Investigaciones periodísticas de medios como La Tercera y Diario Financiero, citando documentos como los Panama Papers, han revelado una compleja red de sociedades offshore (como Wayland Services Group y Global Holding Properties Corporation) que vincularían la propiedad de Telecanal y La Red con el empresario mexicano-guatemalteco Remigio Ángel González, apodado “El Fantasma”. Este conglomerado, conocido como Albavisión, opera más de 40 canales en toda América Latina y ha sido objeto de controversias en otros países.
Aunque los representantes legales de ambos canales en Chile han negado históricamente este vínculo, las evidencias de acreedores comunes y estructuras societarias compartidas han puesto al CNTV en la obligación de iniciar una nueva investigación.
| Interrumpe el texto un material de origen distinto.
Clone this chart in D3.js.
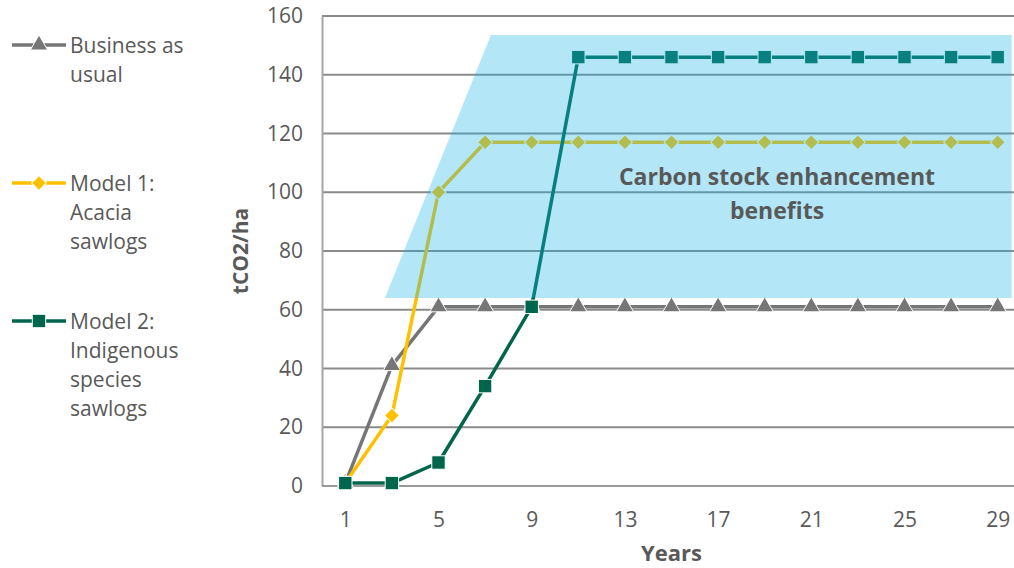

El director ejecutivo de Telecanal, el abogado Rodrigo Álvarez Aravena del estudio DLA Piper, ya fue citado por el organismo para dar explicaciones. Así, la llegada de la señal rusa actuó como un catalizador, transformando un debate sobre propaganda en una investigación sobre una posible violación flagrante a la ley de medios chilena.
Actualmente, el caso se encuentra en una fase de análisis regulatorio. El CNTV está investigando activamente la estructura de propiedad de Canal Dos S.A. (Telecanal), y el resultado podría tener implicaciones que van mucho más allá de la transmisión de RT. Si se comprueba el control común con La Red, la concesión de uno de los dos canales podría estar en riesgo.
El tema ha dejado de ser una anécdota mediática para convertirse en una prueba de fuego para las instituciones chilenas. Pone sobre la mesa la necesidad de modernizar una legislación que no anticipó la globalización de la propaganda estatal ni la opacidad de los capitales transnacionales. La señal de Moscú, que irrumpió silenciosamente en los hogares chilenos, terminó por emitir una luz potente sobre las zonas grises de la regulación y el poder en los medios de comunicación del país.